▶ **SOURCE EXCERPT**:
:::

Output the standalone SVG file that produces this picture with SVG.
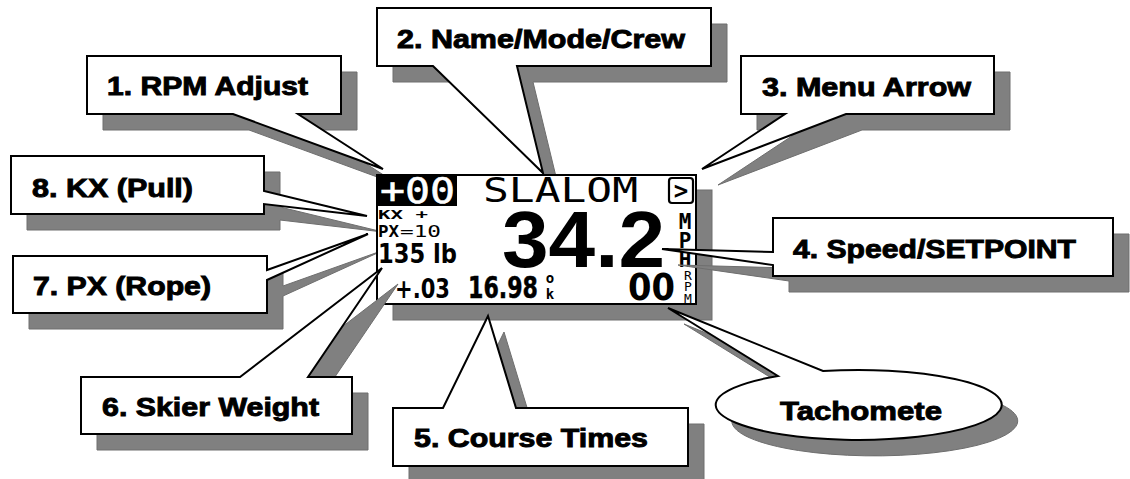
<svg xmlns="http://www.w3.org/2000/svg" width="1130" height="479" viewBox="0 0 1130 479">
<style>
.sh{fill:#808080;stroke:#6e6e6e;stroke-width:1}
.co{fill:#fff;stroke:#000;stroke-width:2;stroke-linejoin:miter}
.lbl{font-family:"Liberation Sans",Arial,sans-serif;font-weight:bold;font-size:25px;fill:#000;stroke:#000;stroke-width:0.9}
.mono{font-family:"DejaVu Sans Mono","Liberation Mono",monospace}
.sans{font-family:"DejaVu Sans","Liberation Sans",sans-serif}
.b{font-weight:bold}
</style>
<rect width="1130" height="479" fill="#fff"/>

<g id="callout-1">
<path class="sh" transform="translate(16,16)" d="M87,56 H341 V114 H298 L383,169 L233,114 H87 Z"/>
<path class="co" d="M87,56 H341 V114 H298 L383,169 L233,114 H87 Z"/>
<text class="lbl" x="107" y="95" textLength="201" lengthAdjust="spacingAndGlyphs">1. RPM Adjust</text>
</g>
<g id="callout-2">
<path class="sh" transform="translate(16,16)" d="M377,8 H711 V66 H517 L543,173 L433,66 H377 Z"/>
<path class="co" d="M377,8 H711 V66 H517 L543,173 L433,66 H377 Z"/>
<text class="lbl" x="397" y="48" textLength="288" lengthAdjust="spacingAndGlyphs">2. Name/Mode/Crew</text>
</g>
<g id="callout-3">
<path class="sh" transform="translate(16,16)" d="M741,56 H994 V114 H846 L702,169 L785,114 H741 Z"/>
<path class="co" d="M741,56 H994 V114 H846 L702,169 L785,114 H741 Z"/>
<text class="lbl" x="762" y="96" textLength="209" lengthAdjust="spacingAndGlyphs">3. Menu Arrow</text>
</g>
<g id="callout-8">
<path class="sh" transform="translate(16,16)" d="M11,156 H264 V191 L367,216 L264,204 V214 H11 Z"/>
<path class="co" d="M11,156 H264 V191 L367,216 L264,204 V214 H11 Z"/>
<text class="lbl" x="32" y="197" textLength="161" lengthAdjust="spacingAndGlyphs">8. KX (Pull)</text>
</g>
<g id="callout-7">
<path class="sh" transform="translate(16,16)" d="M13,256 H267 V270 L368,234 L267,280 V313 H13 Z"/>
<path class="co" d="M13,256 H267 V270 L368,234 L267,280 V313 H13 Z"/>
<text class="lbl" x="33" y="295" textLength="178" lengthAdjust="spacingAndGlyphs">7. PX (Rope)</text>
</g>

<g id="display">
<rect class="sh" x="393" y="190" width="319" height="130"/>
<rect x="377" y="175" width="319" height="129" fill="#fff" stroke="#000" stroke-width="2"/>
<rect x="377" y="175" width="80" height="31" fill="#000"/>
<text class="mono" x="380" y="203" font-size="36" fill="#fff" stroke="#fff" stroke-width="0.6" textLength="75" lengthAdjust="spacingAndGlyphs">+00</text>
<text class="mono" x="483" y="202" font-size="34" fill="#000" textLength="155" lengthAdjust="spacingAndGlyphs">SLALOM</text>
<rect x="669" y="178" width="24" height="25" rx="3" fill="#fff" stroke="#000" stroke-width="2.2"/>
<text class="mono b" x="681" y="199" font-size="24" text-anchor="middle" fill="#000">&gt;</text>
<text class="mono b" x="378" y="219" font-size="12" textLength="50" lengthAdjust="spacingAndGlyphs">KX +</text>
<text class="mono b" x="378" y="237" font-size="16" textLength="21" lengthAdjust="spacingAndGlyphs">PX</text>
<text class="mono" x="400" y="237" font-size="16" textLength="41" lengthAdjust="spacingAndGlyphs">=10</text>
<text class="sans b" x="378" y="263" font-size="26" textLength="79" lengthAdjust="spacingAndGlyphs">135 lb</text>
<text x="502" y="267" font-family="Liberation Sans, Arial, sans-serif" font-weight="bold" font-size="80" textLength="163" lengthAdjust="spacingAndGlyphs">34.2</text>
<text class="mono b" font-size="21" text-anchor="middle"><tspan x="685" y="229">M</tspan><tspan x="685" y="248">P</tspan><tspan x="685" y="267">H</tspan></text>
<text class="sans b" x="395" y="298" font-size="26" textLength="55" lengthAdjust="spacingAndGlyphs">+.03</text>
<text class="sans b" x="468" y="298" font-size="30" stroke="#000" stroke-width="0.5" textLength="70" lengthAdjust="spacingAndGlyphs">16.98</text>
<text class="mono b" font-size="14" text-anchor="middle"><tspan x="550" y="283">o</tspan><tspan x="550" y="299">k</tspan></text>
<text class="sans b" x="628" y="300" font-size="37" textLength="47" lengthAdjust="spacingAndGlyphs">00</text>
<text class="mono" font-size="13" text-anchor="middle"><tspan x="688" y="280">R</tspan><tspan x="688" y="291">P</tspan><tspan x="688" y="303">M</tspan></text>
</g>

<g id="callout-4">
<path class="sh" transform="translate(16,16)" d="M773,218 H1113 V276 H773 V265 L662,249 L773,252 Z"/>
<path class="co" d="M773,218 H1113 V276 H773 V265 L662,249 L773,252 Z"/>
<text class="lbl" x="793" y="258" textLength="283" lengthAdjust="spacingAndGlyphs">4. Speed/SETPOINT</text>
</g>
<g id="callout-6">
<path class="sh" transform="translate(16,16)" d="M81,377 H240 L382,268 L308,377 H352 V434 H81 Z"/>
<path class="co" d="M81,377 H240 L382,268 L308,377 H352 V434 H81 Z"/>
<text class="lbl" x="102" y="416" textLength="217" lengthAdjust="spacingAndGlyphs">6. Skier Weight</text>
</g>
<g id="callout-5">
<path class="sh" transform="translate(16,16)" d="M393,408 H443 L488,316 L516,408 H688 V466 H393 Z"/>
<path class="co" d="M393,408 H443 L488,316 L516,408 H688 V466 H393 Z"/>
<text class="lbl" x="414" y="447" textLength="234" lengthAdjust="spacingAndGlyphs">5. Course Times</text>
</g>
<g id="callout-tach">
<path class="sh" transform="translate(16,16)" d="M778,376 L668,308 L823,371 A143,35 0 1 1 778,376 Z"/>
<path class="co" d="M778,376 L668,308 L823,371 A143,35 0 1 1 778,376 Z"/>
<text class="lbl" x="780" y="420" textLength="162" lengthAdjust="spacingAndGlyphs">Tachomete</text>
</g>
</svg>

:::

▶ **SET EXERCISE**: Copy out all of the data word for word. Do not carry over any picture.

▶ **TASK ANSWER**:
Output the standalone SVG file that produces this picture with SVG.
<svg xmlns="http://www.w3.org/2000/svg" width="1130" height="479" viewBox="0 0 1130 479">
<style>
.sh{fill:#808080;stroke:#6e6e6e;stroke-width:1}
.co{fill:#fff;stroke:#000;stroke-width:2;stroke-linejoin:miter}
.lbl{font-family:"Liberation Sans",Arial,sans-serif;font-weight:bold;font-size:25px;fill:#000;stroke:#000;stroke-width:0.9}
.mono{font-family:"DejaVu Sans Mono","Liberation Mono",monospace}
.sans{font-family:"DejaVu Sans","Liberation Sans",sans-serif}
.b{font-weight:bold}
</style>
<rect width="1130" height="479" fill="#fff"/>

<g id="callout-1">
<path class="sh" transform="translate(16,16)" d="M87,56 H341 V114 H298 L383,169 L233,114 H87 Z"/>
<path class="co" d="M87,56 H341 V114 H298 L383,169 L233,114 H87 Z"/>
<text class="lbl" x="107" y="95" textLength="201" lengthAdjust="spacingAndGlyphs">1. RPM Adjust</text>
</g>
<g id="callout-2">
<path class="sh" transform="translate(16,16)" d="M377,8 H711 V66 H517 L543,173 L433,66 H377 Z"/>
<path class="co" d="M377,8 H711 V66 H517 L543,173 L433,66 H377 Z"/>
<text class="lbl" x="397" y="48" textLength="288" lengthAdjust="spacingAndGlyphs">2. Name/Mode/Crew</text>
</g>
<g id="callout-3">
<path class="sh" transform="translate(16,16)" d="M741,56 H994 V114 H846 L702,169 L785,114 H741 Z"/>
<path class="co" d="M741,56 H994 V114 H846 L702,169 L785,114 H741 Z"/>
<text class="lbl" x="762" y="96" textLength="209" lengthAdjust="spacingAndGlyphs">3. Menu Arrow</text>
</g>
<g id="callout-8">
<path class="sh" transform="translate(16,16)" d="M11,156 H264 V191 L367,216 L264,204 V214 H11 Z"/>
<path class="co" d="M11,156 H264 V191 L367,216 L264,204 V214 H11 Z"/>
<text class="lbl" x="32" y="197" textLength="161" lengthAdjust="spacingAndGlyphs">8. KX (Pull)</text>
</g>
<g id="callout-7">
<path class="sh" transform="translate(16,16)" d="M13,256 H267 V270 L368,234 L267,280 V313 H13 Z"/>
<path class="co" d="M13,256 H267 V270 L368,234 L267,280 V313 H13 Z"/>
<text class="lbl" x="33" y="295" textLength="178" lengthAdjust="spacingAndGlyphs">7. PX (Rope)</text>
</g>

<g id="display">
<rect class="sh" x="393" y="190" width="319" height="130"/>
<rect x="377" y="175" width="319" height="129" fill="#fff" stroke="#000" stroke-width="2"/>
<rect x="377" y="175" width="80" height="31" fill="#000"/>
<text class="mono" x="380" y="203" font-size="36" fill="#fff" stroke="#fff" stroke-width="0.6" textLength="75" lengthAdjust="spacingAndGlyphs">+00</text>
<text class="mono" x="483" y="202" font-size="34" fill="#000" textLength="155" lengthAdjust="spacingAndGlyphs">SLALOM</text>
<rect x="669" y="178" width="24" height="25" rx="3" fill="#fff" stroke="#000" stroke-width="2.2"/>
<text class="mono b" x="681" y="199" font-size="24" text-anchor="middle" fill="#000">&gt;</text>
<text class="mono b" x="378" y="219" font-size="12" textLength="50" lengthAdjust="spacingAndGlyphs">KX +</text>
<text class="mono b" x="378" y="237" font-size="16" textLength="21" lengthAdjust="spacingAndGlyphs">PX</text>
<text class="mono" x="400" y="237" font-size="16" textLength="41" lengthAdjust="spacingAndGlyphs">=10</text>
<text class="sans b" x="378" y="263" font-size="26" textLength="79" lengthAdjust="spacingAndGlyphs">135 lb</text>
<text x="502" y="267" font-family="Liberation Sans, Arial, sans-serif" font-weight="bold" font-size="80" textLength="163" lengthAdjust="spacingAndGlyphs">34.2</text>
<text class="mono b" font-size="21" text-anchor="middle"><tspan x="685" y="229">M</tspan><tspan x="685" y="248">P</tspan><tspan x="685" y="267">H</tspan></text>
<text class="sans b" x="395" y="298" font-size="26" textLength="55" lengthAdjust="spacingAndGlyphs">+.03</text>
<text class="sans b" x="468" y="298" font-size="30" stroke="#000" stroke-width="0.5" textLength="70" lengthAdjust="spacingAndGlyphs">16.98</text>
<text class="mono b" font-size="14" text-anchor="middle"><tspan x="550" y="283">o</tspan><tspan x="550" y="299">k</tspan></text>
<text class="sans b" x="628" y="300" font-size="37" textLength="47" lengthAdjust="spacingAndGlyphs">00</text>
<text class="mono" font-size="13" text-anchor="middle"><tspan x="688" y="280">R</tspan><tspan x="688" y="291">P</tspan><tspan x="688" y="303">M</tspan></text>
</g>

<g id="callout-4">
<path class="sh" transform="translate(16,16)" d="M773,218 H1113 V276 H773 V265 L662,249 L773,252 Z"/>
<path class="co" d="M773,218 H1113 V276 H773 V265 L662,249 L773,252 Z"/>
<text class="lbl" x="793" y="258" textLength="283" lengthAdjust="spacingAndGlyphs">4. Speed/SETPOINT</text>
</g>
<g id="callout-6">
<path class="sh" transform="translate(16,16)" d="M81,377 H240 L382,268 L308,377 H352 V434 H81 Z"/>
<path class="co" d="M81,377 H240 L382,268 L308,377 H352 V434 H81 Z"/>
<text class="lbl" x="102" y="416" textLength="217" lengthAdjust="spacingAndGlyphs">6. Skier Weight</text>
</g>
<g id="callout-5">
<path class="sh" transform="translate(16,16)" d="M393,408 H443 L488,316 L516,408 H688 V466 H393 Z"/>
<path class="co" d="M393,408 H443 L488,316 L516,408 H688 V466 H393 Z"/>
<text class="lbl" x="414" y="447" textLength="234" lengthAdjust="spacingAndGlyphs">5. Course Times</text>
</g>
<g id="callout-tach">
<path class="sh" transform="translate(16,16)" d="M778,376 L668,308 L823,371 A143,35 0 1 1 778,376 Z"/>
<path class="co" d="M778,376 L668,308 L823,371 A143,35 0 1 1 778,376 Z"/>
<text class="lbl" x="780" y="420" textLength="162" lengthAdjust="spacingAndGlyphs">Tachomete</text>
</g>
</svg>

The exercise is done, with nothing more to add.